__Challenge__
Nothing after the line with "from matplotlib.patches import Rectangle" belongs in the copy; extract the lines below from the top through that line, pictures left out.

__Recorded data__

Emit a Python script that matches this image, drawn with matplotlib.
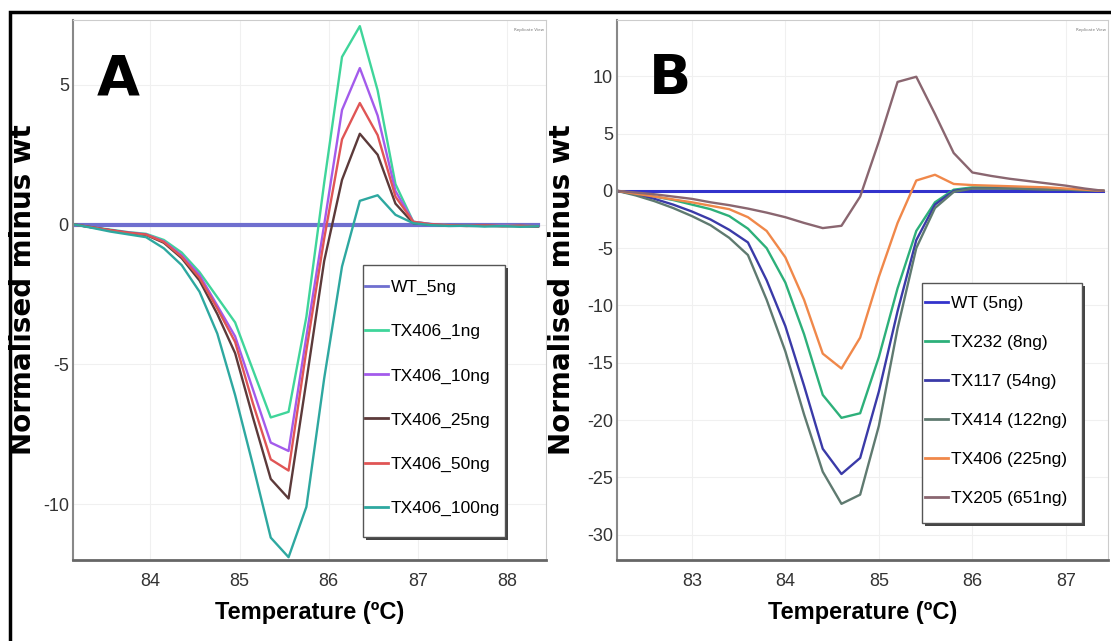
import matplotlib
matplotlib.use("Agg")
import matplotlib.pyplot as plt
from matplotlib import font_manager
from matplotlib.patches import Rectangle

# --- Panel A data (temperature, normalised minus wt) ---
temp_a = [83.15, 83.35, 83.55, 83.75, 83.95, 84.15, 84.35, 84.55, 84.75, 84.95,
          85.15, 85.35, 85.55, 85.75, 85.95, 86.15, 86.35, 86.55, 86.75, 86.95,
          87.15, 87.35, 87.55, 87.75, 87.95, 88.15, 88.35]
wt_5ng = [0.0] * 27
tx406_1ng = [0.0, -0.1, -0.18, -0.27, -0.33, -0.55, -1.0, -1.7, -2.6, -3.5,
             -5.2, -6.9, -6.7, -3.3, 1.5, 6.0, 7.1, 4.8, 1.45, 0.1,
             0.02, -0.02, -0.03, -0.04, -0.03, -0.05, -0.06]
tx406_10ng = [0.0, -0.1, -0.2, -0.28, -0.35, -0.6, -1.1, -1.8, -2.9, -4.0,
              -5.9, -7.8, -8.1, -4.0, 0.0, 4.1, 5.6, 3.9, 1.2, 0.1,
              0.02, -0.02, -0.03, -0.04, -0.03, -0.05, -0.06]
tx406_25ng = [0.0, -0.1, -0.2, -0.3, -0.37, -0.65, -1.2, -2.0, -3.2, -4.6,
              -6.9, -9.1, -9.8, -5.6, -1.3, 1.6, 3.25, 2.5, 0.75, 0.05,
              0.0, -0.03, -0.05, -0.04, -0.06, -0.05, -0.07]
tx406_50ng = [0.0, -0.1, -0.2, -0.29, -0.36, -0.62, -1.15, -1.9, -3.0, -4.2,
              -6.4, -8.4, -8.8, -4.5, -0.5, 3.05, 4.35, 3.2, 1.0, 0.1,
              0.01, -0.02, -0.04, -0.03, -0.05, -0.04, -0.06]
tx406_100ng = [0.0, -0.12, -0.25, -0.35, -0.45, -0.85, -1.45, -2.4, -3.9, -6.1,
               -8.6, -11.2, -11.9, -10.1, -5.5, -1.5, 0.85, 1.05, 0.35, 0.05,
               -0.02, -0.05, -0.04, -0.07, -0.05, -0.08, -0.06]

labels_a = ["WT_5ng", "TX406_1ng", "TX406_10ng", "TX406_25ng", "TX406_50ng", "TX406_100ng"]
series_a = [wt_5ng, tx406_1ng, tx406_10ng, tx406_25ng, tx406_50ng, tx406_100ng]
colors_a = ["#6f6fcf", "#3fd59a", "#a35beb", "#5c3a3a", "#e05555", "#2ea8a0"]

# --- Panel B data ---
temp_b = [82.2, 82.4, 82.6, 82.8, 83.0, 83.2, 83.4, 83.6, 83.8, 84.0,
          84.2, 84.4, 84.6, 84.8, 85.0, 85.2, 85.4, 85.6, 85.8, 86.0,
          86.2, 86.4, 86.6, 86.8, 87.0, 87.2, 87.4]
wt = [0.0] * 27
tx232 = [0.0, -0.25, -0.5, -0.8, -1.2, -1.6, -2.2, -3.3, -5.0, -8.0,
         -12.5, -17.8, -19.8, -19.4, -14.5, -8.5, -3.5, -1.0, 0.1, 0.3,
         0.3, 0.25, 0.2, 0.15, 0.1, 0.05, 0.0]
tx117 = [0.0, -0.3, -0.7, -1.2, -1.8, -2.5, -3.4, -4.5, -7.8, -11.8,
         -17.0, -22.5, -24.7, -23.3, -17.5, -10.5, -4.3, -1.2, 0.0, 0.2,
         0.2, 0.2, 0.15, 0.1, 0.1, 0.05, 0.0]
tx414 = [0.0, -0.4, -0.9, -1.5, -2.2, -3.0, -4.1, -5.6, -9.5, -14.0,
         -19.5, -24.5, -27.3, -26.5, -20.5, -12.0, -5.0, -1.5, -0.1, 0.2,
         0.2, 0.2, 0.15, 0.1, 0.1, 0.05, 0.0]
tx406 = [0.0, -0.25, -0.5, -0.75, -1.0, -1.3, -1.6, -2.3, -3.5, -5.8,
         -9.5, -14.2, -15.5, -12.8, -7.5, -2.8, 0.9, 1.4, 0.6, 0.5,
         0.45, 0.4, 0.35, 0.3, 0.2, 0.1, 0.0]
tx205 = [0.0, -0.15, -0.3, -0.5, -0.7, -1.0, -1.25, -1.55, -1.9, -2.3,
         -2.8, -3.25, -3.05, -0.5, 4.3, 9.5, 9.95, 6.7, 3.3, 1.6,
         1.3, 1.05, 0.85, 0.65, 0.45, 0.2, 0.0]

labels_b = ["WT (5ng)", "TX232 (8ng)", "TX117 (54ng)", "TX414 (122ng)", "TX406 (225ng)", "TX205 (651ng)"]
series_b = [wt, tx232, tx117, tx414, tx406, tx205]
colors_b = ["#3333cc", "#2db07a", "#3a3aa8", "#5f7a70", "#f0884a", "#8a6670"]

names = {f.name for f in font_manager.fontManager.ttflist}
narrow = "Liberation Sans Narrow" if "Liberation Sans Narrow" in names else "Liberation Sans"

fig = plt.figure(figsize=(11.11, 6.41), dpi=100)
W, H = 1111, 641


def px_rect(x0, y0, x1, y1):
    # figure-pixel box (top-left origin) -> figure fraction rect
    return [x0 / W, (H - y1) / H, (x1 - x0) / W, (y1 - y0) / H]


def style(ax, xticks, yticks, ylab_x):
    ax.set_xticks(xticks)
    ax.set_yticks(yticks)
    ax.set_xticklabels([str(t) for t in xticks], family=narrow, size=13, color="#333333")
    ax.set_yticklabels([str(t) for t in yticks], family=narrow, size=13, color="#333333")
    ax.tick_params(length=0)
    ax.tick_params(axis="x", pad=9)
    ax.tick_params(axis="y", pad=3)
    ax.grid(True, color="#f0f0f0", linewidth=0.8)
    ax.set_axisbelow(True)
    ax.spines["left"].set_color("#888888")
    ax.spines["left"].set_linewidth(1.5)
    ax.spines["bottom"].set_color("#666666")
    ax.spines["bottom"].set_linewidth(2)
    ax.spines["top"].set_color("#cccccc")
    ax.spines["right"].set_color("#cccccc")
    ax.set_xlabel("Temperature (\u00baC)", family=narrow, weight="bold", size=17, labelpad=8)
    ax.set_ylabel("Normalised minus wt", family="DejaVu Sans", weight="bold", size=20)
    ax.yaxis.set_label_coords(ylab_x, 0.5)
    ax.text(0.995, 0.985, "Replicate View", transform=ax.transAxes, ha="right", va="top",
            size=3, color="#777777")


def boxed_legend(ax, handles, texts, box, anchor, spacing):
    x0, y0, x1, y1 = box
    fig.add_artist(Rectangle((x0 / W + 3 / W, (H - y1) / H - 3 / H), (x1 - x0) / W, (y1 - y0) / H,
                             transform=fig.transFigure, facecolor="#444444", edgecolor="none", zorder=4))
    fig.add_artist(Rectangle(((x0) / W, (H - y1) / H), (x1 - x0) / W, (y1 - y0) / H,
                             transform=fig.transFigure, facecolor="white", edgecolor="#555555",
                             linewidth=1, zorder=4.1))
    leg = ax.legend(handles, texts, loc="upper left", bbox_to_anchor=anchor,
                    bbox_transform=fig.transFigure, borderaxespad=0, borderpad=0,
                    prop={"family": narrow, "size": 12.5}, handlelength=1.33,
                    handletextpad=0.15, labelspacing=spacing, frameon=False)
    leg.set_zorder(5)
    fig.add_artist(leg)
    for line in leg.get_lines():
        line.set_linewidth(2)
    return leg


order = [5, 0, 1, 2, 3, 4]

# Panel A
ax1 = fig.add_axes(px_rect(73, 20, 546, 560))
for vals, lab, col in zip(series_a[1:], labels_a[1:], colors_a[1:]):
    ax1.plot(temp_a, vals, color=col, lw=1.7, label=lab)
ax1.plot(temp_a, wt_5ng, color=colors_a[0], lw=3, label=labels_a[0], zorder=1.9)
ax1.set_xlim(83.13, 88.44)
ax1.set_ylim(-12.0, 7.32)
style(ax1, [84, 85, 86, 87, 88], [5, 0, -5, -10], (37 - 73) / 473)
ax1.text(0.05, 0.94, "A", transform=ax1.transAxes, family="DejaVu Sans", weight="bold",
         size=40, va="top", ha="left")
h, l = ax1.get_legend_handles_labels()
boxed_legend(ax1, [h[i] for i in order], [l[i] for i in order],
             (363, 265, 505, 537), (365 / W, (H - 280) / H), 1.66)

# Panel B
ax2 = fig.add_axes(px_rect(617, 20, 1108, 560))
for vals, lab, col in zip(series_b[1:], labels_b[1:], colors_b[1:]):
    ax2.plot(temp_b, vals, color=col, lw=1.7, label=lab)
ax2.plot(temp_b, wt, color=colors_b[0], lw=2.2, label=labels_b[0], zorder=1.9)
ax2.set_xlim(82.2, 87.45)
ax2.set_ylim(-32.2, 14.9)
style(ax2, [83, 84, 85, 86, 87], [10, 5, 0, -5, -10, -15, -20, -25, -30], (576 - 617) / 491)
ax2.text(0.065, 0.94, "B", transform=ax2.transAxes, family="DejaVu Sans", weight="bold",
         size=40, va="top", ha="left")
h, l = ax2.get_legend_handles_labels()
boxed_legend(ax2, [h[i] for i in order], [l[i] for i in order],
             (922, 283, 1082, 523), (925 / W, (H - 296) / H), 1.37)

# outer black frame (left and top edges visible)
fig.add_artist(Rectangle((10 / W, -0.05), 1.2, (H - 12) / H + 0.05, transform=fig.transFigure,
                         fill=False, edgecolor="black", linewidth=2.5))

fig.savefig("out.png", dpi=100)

__Task output__
Emit a Python script that matches this image, drawn with matplotlib.
import matplotlib
matplotlib.use("Agg")
import matplotlib.pyplot as plt
from matplotlib import font_manager
from matplotlib.patches import Rectangle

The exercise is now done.